_Job_. Copy, from the entries below, each line where the word "with" can be found.

Records from a data collection
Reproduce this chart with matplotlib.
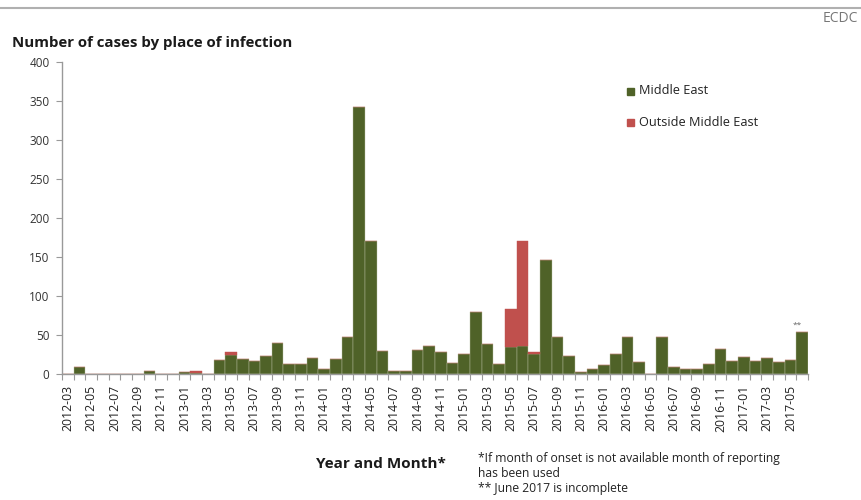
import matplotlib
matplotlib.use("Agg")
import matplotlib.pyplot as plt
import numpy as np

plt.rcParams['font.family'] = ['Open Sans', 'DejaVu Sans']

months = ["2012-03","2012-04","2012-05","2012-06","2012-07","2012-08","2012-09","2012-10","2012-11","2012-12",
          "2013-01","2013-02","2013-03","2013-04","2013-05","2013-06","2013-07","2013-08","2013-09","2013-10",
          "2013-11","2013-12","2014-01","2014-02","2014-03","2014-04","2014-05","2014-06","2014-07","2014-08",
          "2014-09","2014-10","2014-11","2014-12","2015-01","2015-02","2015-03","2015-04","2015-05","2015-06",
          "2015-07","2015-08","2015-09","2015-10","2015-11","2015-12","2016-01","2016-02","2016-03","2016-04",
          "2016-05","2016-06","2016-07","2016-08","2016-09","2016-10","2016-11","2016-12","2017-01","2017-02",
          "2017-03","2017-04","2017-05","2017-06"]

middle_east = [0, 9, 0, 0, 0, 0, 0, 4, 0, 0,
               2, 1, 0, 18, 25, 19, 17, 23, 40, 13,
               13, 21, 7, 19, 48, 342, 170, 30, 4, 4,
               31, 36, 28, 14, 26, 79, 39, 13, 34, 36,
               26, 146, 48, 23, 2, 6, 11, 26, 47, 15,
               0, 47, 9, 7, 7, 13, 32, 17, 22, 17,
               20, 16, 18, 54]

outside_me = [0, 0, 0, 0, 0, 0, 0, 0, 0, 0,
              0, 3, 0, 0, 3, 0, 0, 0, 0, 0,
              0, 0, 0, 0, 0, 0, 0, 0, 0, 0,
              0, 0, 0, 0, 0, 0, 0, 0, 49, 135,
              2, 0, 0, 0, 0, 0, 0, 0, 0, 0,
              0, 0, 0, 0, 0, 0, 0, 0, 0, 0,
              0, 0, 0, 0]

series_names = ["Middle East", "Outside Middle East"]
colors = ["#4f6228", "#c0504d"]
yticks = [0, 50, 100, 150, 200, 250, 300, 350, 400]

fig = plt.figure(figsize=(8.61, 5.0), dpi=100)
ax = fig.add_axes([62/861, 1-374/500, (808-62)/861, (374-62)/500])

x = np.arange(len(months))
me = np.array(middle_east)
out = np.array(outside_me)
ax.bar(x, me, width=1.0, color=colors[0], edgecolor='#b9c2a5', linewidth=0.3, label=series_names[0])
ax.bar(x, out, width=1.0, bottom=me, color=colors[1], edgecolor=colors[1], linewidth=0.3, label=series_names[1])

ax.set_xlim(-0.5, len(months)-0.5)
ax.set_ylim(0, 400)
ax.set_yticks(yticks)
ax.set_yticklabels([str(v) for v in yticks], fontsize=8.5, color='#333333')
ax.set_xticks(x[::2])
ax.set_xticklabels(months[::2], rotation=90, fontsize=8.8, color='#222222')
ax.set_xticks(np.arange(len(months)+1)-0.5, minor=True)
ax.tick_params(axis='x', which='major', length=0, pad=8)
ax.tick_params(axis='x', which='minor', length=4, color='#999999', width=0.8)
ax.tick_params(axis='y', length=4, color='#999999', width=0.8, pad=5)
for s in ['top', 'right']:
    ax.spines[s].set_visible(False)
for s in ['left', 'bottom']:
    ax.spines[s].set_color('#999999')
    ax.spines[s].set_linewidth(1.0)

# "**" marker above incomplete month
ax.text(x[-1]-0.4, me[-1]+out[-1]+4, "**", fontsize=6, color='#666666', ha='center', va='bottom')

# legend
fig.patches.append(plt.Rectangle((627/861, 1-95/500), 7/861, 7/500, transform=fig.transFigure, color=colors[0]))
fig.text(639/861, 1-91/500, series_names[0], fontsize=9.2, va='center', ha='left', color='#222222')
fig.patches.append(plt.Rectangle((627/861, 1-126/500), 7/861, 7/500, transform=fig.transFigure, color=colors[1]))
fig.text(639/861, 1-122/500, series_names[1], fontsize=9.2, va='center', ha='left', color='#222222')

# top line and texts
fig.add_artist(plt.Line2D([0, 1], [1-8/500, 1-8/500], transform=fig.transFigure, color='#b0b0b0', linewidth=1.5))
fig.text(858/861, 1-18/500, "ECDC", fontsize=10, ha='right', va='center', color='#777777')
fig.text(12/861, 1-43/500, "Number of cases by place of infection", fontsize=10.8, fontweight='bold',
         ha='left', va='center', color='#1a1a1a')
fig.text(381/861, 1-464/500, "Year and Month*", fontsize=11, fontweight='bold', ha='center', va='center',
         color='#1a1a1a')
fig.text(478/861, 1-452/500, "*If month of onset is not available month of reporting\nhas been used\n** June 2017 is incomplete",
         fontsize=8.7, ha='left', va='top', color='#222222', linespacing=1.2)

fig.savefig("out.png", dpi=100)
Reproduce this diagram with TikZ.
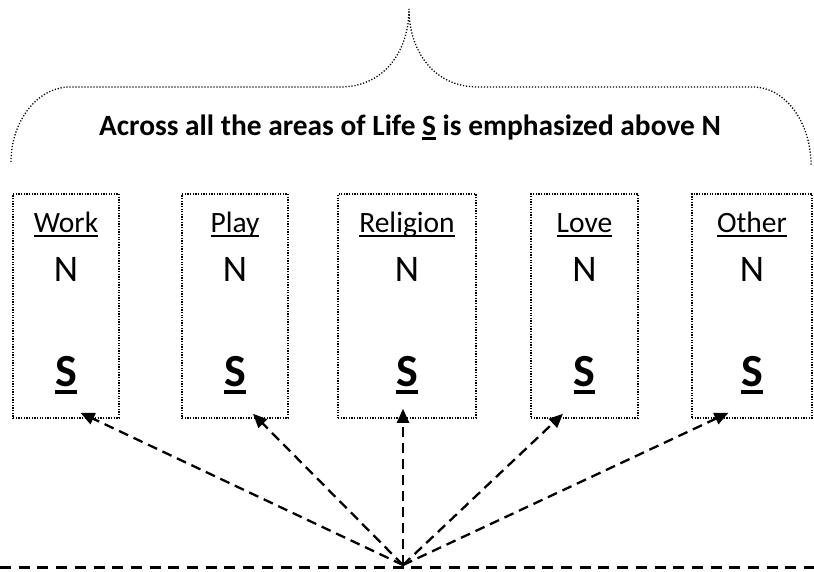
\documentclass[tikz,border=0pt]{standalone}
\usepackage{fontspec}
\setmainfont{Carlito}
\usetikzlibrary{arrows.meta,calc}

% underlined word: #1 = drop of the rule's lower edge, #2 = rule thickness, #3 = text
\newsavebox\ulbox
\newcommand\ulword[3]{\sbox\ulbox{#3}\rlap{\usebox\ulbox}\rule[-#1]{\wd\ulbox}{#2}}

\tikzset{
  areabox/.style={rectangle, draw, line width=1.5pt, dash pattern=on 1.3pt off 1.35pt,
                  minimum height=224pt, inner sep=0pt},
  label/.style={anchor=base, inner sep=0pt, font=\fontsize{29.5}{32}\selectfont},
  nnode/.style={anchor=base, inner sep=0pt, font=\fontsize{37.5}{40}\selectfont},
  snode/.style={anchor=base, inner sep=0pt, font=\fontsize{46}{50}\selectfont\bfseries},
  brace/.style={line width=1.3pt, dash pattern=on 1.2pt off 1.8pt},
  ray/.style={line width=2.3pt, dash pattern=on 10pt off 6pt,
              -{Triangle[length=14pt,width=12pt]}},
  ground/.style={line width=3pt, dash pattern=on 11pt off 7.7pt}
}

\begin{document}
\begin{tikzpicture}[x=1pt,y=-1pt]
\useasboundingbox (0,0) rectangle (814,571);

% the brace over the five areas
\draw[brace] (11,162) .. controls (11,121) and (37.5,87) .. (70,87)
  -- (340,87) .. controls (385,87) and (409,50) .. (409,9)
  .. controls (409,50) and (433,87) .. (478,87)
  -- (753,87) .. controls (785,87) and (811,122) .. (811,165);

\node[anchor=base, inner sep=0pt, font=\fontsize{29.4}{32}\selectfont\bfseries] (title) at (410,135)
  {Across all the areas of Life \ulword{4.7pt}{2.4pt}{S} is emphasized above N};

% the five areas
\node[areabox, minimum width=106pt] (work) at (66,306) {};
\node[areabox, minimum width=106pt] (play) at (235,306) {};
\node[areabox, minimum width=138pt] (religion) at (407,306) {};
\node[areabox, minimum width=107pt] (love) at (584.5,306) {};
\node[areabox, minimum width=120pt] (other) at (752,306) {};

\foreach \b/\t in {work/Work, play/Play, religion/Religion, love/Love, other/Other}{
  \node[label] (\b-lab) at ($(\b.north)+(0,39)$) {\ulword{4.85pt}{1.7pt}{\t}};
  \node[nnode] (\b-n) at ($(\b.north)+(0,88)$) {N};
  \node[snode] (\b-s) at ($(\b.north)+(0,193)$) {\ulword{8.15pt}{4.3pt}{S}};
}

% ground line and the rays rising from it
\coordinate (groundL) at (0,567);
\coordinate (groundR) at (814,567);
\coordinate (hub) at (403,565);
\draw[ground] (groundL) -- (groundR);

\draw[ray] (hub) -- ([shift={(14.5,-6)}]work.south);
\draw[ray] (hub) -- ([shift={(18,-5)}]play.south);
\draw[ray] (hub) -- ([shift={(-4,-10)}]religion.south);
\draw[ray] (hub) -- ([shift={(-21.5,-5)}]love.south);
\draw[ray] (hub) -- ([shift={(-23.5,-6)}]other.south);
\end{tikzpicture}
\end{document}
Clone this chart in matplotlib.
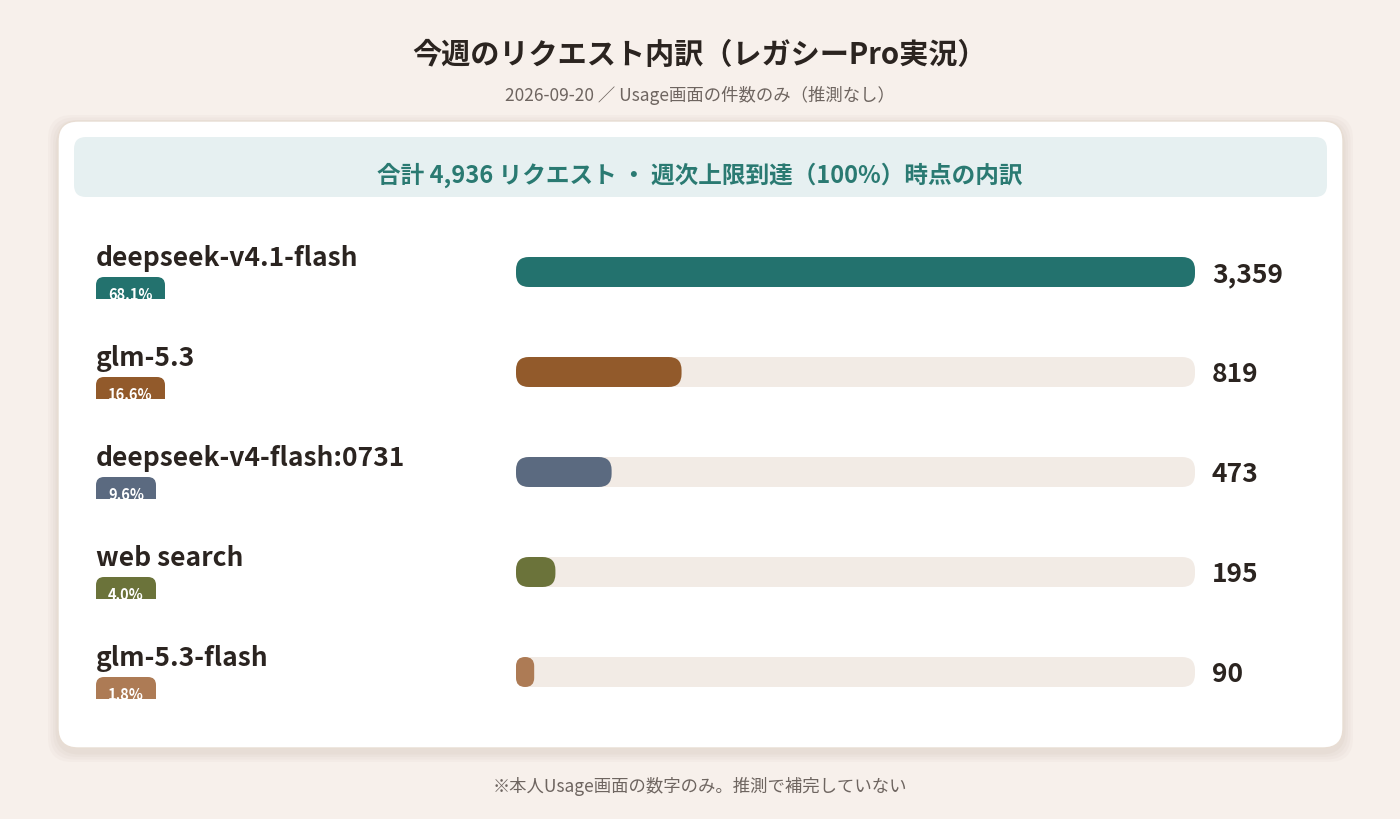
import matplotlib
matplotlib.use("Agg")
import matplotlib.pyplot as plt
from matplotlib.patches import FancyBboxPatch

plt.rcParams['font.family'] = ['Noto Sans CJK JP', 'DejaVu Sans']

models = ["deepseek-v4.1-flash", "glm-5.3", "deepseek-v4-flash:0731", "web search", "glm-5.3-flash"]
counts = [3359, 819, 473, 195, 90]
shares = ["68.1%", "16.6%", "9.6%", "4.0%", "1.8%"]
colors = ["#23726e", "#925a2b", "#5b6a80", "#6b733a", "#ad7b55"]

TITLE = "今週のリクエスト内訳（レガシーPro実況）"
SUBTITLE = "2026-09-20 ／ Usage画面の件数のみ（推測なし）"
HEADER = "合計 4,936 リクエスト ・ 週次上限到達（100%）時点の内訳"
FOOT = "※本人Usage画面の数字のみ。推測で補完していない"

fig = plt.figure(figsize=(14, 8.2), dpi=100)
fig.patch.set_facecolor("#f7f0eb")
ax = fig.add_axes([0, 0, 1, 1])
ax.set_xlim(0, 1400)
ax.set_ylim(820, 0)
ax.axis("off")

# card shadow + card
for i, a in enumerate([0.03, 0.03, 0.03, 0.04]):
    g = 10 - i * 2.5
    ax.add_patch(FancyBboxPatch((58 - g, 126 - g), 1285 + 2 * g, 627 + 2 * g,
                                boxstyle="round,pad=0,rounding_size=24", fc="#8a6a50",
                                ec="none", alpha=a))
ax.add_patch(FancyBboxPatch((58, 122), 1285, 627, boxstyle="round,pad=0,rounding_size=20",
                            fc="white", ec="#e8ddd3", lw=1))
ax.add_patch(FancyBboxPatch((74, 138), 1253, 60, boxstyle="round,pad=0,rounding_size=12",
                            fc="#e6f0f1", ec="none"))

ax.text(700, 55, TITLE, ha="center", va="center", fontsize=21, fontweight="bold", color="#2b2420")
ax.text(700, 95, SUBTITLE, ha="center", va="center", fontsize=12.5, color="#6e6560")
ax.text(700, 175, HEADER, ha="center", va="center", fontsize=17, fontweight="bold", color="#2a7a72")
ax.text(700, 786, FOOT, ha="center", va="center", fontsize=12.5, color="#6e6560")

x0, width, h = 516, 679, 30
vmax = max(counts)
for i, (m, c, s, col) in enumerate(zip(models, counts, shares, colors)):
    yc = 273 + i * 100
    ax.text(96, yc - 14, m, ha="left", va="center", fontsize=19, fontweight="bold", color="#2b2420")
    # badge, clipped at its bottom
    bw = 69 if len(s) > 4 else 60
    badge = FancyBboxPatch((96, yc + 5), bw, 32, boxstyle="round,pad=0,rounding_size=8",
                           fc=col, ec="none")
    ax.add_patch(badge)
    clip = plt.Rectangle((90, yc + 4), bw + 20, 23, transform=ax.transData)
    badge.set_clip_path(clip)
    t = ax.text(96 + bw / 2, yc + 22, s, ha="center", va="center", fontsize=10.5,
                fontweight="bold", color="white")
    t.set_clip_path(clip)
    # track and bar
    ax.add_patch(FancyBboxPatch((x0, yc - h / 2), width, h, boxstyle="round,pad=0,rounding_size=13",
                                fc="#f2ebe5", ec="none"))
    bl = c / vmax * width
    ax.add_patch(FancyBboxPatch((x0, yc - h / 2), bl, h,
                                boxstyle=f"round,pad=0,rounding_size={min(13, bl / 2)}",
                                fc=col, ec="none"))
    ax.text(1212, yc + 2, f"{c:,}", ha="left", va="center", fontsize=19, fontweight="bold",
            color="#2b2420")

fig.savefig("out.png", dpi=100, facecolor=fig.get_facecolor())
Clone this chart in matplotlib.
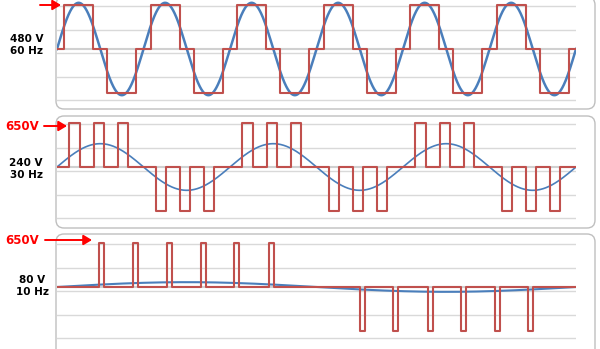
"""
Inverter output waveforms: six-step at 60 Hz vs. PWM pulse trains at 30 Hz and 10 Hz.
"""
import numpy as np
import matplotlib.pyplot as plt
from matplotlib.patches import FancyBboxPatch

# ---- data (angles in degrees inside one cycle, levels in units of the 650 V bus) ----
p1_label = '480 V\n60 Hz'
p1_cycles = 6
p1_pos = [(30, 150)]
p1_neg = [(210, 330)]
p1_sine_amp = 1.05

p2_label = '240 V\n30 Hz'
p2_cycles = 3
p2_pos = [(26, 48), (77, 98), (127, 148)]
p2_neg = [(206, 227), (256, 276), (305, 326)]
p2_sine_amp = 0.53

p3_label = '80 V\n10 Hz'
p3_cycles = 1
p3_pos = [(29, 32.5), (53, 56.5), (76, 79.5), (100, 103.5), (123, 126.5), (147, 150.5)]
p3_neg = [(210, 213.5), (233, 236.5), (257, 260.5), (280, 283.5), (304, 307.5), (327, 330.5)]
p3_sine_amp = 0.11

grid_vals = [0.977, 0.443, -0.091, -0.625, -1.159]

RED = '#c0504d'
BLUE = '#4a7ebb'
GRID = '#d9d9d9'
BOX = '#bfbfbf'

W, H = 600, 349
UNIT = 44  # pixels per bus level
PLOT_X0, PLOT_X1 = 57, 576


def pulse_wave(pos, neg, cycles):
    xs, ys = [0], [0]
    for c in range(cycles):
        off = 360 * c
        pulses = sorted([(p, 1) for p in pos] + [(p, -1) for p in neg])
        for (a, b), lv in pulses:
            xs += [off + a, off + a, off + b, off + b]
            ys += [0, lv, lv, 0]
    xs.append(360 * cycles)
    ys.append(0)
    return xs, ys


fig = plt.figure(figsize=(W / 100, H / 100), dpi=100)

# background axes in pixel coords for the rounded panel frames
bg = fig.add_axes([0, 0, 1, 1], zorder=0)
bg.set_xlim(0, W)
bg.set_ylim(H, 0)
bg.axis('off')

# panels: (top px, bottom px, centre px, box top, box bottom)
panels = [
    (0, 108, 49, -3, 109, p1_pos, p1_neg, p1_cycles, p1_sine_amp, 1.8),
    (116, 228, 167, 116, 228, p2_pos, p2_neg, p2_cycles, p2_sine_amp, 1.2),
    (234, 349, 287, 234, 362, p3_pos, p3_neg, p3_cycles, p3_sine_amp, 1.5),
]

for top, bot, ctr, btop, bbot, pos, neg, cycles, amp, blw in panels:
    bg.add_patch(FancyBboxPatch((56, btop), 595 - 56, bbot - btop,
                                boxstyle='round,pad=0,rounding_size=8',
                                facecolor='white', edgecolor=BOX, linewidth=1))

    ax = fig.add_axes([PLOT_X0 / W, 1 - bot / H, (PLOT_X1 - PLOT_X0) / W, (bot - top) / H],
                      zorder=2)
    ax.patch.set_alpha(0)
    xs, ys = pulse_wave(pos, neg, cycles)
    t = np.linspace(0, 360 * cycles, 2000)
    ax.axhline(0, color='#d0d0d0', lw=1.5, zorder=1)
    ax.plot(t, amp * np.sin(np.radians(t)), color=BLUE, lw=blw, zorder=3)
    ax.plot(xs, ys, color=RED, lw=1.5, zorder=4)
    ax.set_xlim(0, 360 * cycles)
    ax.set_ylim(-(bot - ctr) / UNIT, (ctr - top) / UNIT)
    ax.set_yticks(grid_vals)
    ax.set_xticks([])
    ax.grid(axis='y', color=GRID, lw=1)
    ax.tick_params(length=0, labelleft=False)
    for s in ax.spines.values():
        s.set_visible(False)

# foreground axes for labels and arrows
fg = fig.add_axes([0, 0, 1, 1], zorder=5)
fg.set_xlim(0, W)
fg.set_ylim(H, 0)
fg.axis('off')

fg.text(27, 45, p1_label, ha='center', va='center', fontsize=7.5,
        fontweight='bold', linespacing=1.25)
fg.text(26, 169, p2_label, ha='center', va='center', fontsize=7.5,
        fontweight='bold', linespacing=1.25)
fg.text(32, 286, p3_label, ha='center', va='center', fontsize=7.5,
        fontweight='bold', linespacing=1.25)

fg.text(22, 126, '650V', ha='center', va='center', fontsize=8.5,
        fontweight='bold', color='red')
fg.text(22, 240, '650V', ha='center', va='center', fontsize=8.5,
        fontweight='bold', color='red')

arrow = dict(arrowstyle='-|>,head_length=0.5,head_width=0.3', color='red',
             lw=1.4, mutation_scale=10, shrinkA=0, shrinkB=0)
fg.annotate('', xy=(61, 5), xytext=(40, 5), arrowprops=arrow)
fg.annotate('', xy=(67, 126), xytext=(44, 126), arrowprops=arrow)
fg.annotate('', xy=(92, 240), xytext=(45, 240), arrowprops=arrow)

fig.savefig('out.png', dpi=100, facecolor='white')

_In response_.
Reproduce this chart with matplotlib.
Reproduce this diagram with TikZ.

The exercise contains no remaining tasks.